- _Required work_
Repeat, exactly and only, the lines from the beginning of the data through the line with "0.0025, 0.0029, 0.0025, 0.0011, 0.0, 0.0, 0.0]". Pictures are left out.

- _Supplied material_
________________________________________

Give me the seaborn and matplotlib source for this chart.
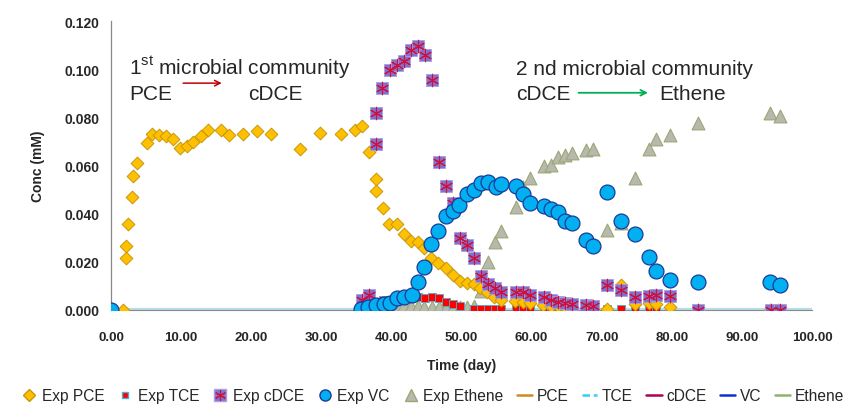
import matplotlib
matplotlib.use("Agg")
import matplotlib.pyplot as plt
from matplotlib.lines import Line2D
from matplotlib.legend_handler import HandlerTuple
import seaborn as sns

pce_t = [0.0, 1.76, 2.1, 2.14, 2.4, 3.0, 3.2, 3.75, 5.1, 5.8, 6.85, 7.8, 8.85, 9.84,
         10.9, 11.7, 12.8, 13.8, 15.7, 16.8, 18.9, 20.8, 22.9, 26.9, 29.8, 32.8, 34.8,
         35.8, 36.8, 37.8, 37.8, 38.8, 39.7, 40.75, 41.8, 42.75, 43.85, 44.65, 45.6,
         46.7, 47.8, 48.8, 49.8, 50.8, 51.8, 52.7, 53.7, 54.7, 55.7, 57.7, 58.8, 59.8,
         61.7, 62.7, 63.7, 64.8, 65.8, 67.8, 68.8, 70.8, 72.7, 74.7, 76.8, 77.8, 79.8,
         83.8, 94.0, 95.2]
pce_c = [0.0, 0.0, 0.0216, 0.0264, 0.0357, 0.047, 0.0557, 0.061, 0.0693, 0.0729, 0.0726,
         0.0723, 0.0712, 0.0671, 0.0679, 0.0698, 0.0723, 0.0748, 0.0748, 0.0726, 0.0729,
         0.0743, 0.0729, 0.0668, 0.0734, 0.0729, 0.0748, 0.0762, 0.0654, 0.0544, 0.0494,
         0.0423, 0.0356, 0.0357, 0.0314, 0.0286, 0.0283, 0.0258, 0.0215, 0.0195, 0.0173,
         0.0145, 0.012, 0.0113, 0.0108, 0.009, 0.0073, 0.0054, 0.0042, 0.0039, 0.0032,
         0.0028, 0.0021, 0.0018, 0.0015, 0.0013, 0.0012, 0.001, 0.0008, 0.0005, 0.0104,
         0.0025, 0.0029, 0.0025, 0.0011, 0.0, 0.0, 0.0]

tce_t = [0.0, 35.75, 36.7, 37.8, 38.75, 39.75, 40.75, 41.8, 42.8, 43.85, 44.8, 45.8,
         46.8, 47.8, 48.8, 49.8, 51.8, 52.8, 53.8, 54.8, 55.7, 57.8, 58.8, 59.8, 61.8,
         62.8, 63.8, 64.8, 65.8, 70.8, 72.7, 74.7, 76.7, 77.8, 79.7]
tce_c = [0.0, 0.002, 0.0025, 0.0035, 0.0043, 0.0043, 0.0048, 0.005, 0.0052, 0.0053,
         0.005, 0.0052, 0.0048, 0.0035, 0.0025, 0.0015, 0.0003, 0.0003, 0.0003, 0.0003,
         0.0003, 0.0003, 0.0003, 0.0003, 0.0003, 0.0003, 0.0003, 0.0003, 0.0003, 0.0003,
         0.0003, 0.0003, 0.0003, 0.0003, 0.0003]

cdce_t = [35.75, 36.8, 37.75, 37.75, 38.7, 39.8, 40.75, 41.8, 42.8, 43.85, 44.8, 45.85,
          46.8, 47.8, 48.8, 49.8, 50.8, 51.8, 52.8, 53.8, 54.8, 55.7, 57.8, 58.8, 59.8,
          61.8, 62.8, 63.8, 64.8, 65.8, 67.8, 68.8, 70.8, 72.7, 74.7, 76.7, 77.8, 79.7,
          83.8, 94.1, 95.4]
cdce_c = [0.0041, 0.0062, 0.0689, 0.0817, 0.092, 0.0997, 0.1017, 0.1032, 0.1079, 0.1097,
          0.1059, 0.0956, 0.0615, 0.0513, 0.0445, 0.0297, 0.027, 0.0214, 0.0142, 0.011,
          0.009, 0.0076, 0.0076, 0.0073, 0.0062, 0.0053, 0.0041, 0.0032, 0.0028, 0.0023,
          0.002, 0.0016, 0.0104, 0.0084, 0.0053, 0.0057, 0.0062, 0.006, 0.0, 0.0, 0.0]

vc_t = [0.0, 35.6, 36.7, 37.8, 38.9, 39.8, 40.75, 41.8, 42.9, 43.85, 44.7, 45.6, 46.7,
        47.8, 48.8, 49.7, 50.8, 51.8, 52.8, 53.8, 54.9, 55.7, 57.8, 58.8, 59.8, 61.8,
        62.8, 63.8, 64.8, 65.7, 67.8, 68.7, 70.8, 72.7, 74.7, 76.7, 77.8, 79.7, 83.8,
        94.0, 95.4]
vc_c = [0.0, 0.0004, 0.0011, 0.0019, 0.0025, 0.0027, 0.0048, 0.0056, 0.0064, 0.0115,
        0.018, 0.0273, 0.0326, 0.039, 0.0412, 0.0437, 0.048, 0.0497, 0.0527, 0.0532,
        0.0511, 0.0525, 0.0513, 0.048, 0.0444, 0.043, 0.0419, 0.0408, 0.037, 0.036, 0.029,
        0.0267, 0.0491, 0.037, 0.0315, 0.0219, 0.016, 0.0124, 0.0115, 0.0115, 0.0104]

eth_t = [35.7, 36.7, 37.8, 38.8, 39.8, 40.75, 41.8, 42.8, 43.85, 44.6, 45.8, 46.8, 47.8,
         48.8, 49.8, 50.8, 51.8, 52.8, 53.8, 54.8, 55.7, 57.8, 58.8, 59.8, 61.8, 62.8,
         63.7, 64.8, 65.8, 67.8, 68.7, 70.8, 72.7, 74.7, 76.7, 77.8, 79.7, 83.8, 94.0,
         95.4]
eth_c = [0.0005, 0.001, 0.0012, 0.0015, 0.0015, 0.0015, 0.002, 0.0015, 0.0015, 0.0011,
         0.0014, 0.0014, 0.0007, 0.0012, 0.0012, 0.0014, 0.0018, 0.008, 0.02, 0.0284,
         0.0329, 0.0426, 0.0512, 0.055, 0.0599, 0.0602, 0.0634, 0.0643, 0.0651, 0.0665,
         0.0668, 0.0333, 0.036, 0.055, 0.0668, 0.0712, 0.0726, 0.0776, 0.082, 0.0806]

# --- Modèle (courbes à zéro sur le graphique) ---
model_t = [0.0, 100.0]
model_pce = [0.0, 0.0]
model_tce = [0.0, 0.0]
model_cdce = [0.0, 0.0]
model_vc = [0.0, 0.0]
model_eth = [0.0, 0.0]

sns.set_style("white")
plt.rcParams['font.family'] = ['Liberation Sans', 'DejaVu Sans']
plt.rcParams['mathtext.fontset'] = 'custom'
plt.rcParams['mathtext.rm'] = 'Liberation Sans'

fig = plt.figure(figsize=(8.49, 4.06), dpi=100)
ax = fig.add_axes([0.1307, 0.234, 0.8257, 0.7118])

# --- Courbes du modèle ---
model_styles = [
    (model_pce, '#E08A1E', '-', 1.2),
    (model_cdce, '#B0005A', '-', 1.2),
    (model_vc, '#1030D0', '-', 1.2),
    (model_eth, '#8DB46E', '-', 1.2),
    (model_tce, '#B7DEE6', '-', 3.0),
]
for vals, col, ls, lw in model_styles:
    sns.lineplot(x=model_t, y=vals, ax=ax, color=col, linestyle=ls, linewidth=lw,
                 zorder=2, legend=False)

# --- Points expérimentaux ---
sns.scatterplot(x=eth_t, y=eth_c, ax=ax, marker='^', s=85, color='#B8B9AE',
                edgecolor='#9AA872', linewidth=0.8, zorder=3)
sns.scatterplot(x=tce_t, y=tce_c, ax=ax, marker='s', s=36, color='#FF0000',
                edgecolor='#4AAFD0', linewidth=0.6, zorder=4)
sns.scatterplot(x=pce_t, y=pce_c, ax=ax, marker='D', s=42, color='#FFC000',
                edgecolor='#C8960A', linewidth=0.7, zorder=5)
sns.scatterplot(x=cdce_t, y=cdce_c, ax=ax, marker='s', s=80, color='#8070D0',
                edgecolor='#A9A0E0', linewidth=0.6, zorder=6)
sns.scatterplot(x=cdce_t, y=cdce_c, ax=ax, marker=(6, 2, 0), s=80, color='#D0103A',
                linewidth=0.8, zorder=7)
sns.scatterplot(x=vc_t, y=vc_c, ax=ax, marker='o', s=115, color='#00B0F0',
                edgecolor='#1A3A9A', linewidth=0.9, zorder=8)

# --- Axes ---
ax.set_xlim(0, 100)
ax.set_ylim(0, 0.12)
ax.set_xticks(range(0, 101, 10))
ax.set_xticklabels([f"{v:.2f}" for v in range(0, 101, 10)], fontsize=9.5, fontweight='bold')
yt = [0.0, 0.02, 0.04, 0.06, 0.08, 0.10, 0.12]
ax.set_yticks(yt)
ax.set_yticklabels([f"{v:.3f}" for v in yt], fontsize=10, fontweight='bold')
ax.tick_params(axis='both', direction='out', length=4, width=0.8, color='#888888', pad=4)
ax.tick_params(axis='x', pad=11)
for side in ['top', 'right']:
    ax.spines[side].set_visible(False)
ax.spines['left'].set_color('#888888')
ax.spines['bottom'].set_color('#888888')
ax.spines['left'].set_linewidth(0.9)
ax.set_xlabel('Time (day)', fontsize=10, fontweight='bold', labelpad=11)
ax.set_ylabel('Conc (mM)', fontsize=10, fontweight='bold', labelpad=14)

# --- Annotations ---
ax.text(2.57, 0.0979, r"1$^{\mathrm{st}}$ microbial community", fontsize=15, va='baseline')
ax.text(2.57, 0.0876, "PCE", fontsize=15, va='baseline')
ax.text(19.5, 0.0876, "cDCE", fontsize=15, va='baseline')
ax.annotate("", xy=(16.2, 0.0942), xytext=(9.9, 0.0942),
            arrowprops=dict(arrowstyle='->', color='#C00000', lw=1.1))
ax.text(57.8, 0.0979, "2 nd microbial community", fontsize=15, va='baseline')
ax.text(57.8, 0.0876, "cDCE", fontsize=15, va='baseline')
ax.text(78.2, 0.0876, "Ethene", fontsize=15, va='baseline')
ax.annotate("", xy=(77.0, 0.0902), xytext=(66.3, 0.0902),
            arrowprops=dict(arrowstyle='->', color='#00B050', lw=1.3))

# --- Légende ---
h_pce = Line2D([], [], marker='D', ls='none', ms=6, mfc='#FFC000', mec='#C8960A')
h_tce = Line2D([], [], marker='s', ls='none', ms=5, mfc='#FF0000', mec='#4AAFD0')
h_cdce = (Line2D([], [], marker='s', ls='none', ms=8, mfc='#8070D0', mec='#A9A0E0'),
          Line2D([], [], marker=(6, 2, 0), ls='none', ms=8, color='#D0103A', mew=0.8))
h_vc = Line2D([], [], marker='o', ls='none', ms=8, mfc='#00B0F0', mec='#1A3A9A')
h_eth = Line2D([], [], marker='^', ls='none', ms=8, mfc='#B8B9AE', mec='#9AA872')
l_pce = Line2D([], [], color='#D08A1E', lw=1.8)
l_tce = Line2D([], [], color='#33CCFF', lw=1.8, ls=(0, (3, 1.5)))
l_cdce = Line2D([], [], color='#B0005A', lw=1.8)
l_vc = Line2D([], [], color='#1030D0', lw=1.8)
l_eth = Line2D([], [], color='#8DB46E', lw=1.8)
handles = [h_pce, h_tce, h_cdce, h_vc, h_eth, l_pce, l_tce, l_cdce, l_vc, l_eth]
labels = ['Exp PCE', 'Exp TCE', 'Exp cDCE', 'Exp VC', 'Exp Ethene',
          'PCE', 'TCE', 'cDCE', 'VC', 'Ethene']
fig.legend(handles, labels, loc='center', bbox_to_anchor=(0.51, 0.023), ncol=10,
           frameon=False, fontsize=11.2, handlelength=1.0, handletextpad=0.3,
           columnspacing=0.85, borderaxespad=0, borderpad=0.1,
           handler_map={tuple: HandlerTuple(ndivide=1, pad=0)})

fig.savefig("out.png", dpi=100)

________________________________________

- _Written solution_
Give me the seaborn and matplotlib source for this chart.
import matplotlib
matplotlib.use("Agg")
import matplotlib.pyplot as plt
from matplotlib.lines import Line2D
from matplotlib.legend_handler import HandlerTuple
import seaborn as sns

pce_t = [0.0, 1.76, 2.1, 2.14, 2.4, 3.0, 3.2, 3.75, 5.1, 5.8, 6.85, 7.8, 8.85, 9.84,
         10.9, 11.7, 12.8, 13.8, 15.7, 16.8, 18.9, 20.8, 22.9, 26.9, 29.8, 32.8, 34.8,
         35.8, 36.8, 37.8, 37.8, 38.8, 39.7, 40.75, 41.8, 42.75, 43.85, 44.65, 45.6,
         46.7, 47.8, 48.8, 49.8, 50.8, 51.8, 52.7, 53.7, 54.7, 55.7, 57.7, 58.8, 59.8,
         61.7, 62.7, 63.7, 64.8, 65.8, 67.8, 68.8, 70.8, 72.7, 74.7, 76.8, 77.8, 79.8,
         83.8, 94.0, 95.2]
pce_c = [0.0, 0.0, 0.0216, 0.0264, 0.0357, 0.047, 0.0557, 0.061, 0.0693, 0.0729, 0.0726,
         0.0723, 0.0712, 0.0671, 0.0679, 0.0698, 0.0723, 0.0748, 0.0748, 0.0726, 0.0729,
         0.0743, 0.0729, 0.0668, 0.0734, 0.0729, 0.0748, 0.0762, 0.0654, 0.0544, 0.0494,
         0.0423, 0.0356, 0.0357, 0.0314, 0.0286, 0.0283, 0.0258, 0.0215, 0.0195, 0.0173,
         0.0145, 0.012, 0.0113, 0.0108, 0.009, 0.0073, 0.0054, 0.0042, 0.0039, 0.0032,
         0.0028, 0.0021, 0.0018, 0.0015, 0.0013, 0.0012, 0.001, 0.0008, 0.0005, 0.0104,
         0.0025, 0.0029, 0.0025, 0.0011, 0.0, 0.0, 0.0]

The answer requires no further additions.